* Short task: Copy all of the material word for word, except for the pictures.

[Start Data extract]

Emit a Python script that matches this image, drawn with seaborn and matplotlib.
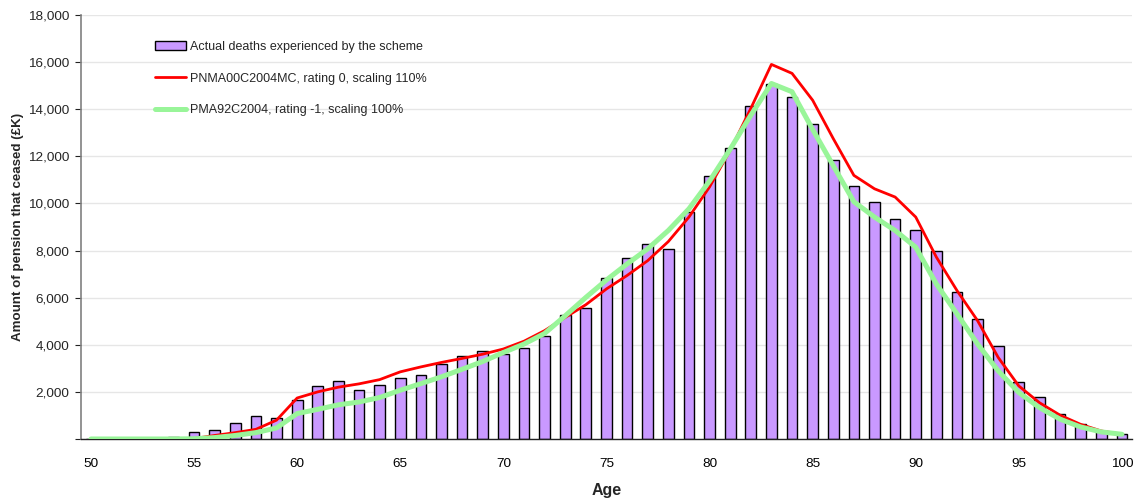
import numpy as np
import pandas as pd
import matplotlib
matplotlib.use("Agg")
import matplotlib.pyplot as plt
from matplotlib.patches import Patch
from matplotlib.lines import Line2D
from matplotlib.ticker import FuncFormatter, MultipleLocator
import seaborn as sns

ages = list(range(50, 101))
actual = [0, 0, 0, 0, 100, 300, 380, 690, 990, 870,
          1650, 2250, 2450, 2080, 2300, 2600, 2700, 3180, 3520, 3720,
          3620, 3870, 4360, 5260, 5580, 6820, 7680, 8280, 8050, 9650,
          11150, 12350, 14130, 15050, 14520, 13380, 11830, 10750, 10080, 9320,
          8850, 7960, 6260, 5110, 3940, 2400, 1790, 1080, 650, 340,
          200]
pnma00 = [0, 0, 0, 0, 5, 20, 150, 270, 410, 800,
          1740, 2000, 2200, 2340, 2520, 2850, 3060, 3250, 3420, 3600,
          3820, 4150, 4600, 5160, 5700, 6370, 6940, 7570, 8380, 9420,
          10700, 12250, 14030, 15900, 15520, 14380, 12750, 11190, 10620, 10270,
          9420, 7720, 6300, 5020, 3460, 2250, 1540, 1010, 620, 340,
          200]
pma92 = [0, 0, 0, 0, 0, 10, 60, 150, 270, 470,
         1080, 1260, 1450, 1570, 1760, 2070, 2350, 2640, 2960, 3290,
         3670, 4030, 4480, 5230, 6010, 6750, 7430, 8070, 8850, 9770,
         10950, 12300, 13740, 15090, 14740, 13140, 11600, 10070, 9420, 8850,
         8140, 6580, 5310, 4030, 2890, 1970, 1330, 840, 510, 300,
         200]
labels = ["Actual deaths experienced by the scheme",
          "PNMA00C2004MC, rating 0, scaling 110%",
          "PMA92C2004, rating -1, scaling 100%"]

df = pd.DataFrame({"age": ages, "actual": actual, "pnma": pnma00, "pma": pma92})

sns.set_style("white")
plt.rcParams['font.family'] = ['Liberation Sans', 'DejaVu Sans']

fig = plt.figure(figsize=(11.36, 4.98), dpi=100)
ax = fig.add_axes([0.071, 0.1185, 0.9257, 0.8515])

bar_color = "#C999FF"
red = "#FF0000"
green = "#99F599"

sns.barplot(data=df, x="age", y="actual", native_scale=True, width=0.52,
            color=bar_color, edgecolor="black", linewidth=1.0, saturation=1,
            ax=ax, zorder=2)
sns.lineplot(data=df, x="age", y="pnma", color=red, linewidth=2.0, ax=ax, zorder=3)
sns.lineplot(data=df, x="age", y="pma", color=green, linewidth=3.6, ax=ax, zorder=4)

ax.set_xlim(49.5, 100.5)
ax.set_ylim(0, 18000)
ax.yaxis.set_major_locator(MultipleLocator(2000))
ax.yaxis.set_major_formatter(FuncFormatter(lambda v, p: "" if v == 0 else f"{int(v):,}"))
ax.set_xticks(list(range(50, 101, 5)))
ax.set_xticks(np.arange(49.5, 101, 1.0), minor=True)
ax.tick_params(axis="x", which="major", length=0, labelsize=9.7, pad=14, colors="black")
ax.tick_params(axis="x", which="minor", length=4, width=0.8, color="#222222", direction="out")
ax.tick_params(axis="y", which="major", length=4, width=0.8, color="#222222", labelsize=9.7,
               direction="out", left=True, pad=4)
ax.yaxis.grid(True, color="#E6E6E6", linewidth=1.0, zorder=0)
ax.set_axisbelow(True)

for s in ["top", "right"]:
    ax.spines[s].set_visible(False)
ax.spines["left"].set_color("#808080")
ax.spines["left"].set_linewidth(1.2)
ax.spines["bottom"].set_color("#222222")
ax.spines["bottom"].set_linewidth(1.0)

ax.set_xlabel("Age", fontsize=11.5, fontweight="bold", labelpad=9)
ax.set_ylabel("Amount of pension that ceased (£K)", fontsize=9.6, fontweight="bold", labelpad=3)

handles = [Patch(facecolor=bar_color, edgecolor="black", linewidth=1.0),
           Line2D([0], [0], color=red, linewidth=2.0),
           Line2D([0], [0], color=green, linewidth=3.6)]
ax.legend(handles, labels, loc="upper left", bbox_to_anchor=(0.066, 0.95), frameon=False,
          fontsize=9, handlelength=2.5, handleheight=0.7, handletextpad=0.3,
          labelspacing=1.55, borderaxespad=0)

fig.savefig("out.png", dpi=100)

[End Data extract]

* Solution for this exercise:
Emit a Python script that matches this image, drawn with seaborn and matplotlib.
import numpy as np
import pandas as pd
import matplotlib
matplotlib.use("Agg")
import matplotlib.pyplot as plt
from matplotlib.patches import Patch
from matplotlib.lines import Line2D
from matplotlib.ticker import FuncFormatter, MultipleLocator
import seaborn as sns

ages = list(range(50, 101))
actual = [0, 0, 0, 0, 100, 300, 380, 690, 990, 870,
          1650, 2250, 2450, 2080, 2300, 2600, 2700, 3180, 3520, 3720,
          3620, 3870, 4360, 5260, 5580, 6820, 7680, 8280, 8050, 9650,
          11150, 12350, 14130, 15050, 14520, 13380, 11830, 10750, 10080, 9320,
          8850, 7960, 6260, 5110, 3940, 2400, 1790, 1080, 650, 340,
          200]
pnma00 = [0, 0, 0, 0, 5, 20, 150, 270, 410, 800,
          1740, 2000, 2200, 2340, 2520, 2850, 3060, 3250, 3420, 3600,
          3820, 4150, 4600, 5160, 5700, 6370, 6940, 7570, 8380, 9420,
          10700, 12250, 14030, 15900, 15520, 14380, 12750, 11190, 10620, 10270,
          9420, 7720, 6300, 5020, 3460, 2250, 1540, 1010, 620, 340,
          200]
pma92 = [0, 0, 0, 0, 0, 10, 60, 150, 270, 470,
         1080, 1260, 1450, 1570, 1760, 2070, 2350, 2640, 2960, 3290,
         3670, 4030, 4480, 5230, 6010, 6750, 7430, 8070, 8850, 9770,
         10950, 12300, 13740, 15090, 14740, 13140, 11600, 10070, 9420, 8850,
         8140, 6580, 5310, 4030, 2890, 1970, 1330, 840, 510, 300,
         200]
labels = ["Actual deaths experienced by the scheme",
          "PNMA00C2004MC, rating 0, scaling 110%",
          "PMA92C2004, rating -1, scaling 100%"]

df = pd.DataFrame({"age": ages, "actual": actual, "pnma": pnma00, "pma": pma92})

sns.set_style("white")
plt.rcParams['font.family'] = ['Liberation Sans', 'DejaVu Sans']

fig = plt.figure(figsize=(11.36, 4.98), dpi=100)
ax = fig.add_axes([0.071, 0.1185, 0.9257, 0.8515])

bar_color = "#C999FF"
red = "#FF0000"
green = "#99F599"

sns.barplot(data=df, x="age", y="actual", native_scale=True, width=0.52,
            color=bar_color, edgecolor="black", linewidth=1.0, saturation=1,
            ax=ax, zorder=2)
sns.lineplot(data=df, x="age", y="pnma", color=red, linewidth=2.0, ax=ax, zorder=3)
sns.lineplot(data=df, x="age", y="pma", color=green, linewidth=3.6, ax=ax, zorder=4)

ax.set_xlim(49.5, 100.5)
ax.set_ylim(0, 18000)
ax.yaxis.set_major_locator(MultipleLocator(2000))
ax.yaxis.set_major_formatter(FuncFormatter(lambda v, p: "" if v == 0 else f"{int(v):,}"))
ax.set_xticks(list(range(50, 101, 5)))
ax.set_xticks(np.arange(49.5, 101, 1.0), minor=True)
ax.tick_params(axis="x", which="major", length=0, labelsize=9.7, pad=14, colors="black")
ax.tick_params(axis="x", which="minor", length=4, width=0.8, color="#222222", direction="out")
ax.tick_params(axis="y", which="major", length=4, width=0.8, color="#222222", labelsize=9.7,
               direction="out", left=True, pad=4)
ax.yaxis.grid(True, color="#E6E6E6", linewidth=1.0, zorder=0)
ax.set_axisbelow(True)

for s in ["top", "right"]:
    ax.spines[s].set_visible(False)
ax.spines["left"].set_color("#808080")
ax.spines["left"].set_linewidth(1.2)
ax.spines["bottom"].set_color("#222222")
ax.spines["bottom"].set_linewidth(1.0)

ax.set_xlabel("Age", fontsize=11.5, fontweight="bold", labelpad=9)
ax.set_ylabel("Amount of pension that ceased (£K)", fontsize=9.6, fontweight="bold", labelpad=3)

handles = [Patch(facecolor=bar_color, edgecolor="black", linewidth=1.0),
           Line2D([0], [0], color=red, linewidth=2.0),
           Line2D([0], [0], color=green, linewidth=3.6)]
ax.legend(handles, labels, loc="upper left", bbox_to_anchor=(0.066, 0.95), frameon=False,
          fontsize=9, handlelength=2.5, handleheight=0.7, handletextpad=0.3,
          labelspacing=1.55, borderaxespad=0)

fig.savefig("out.png", dpi=100)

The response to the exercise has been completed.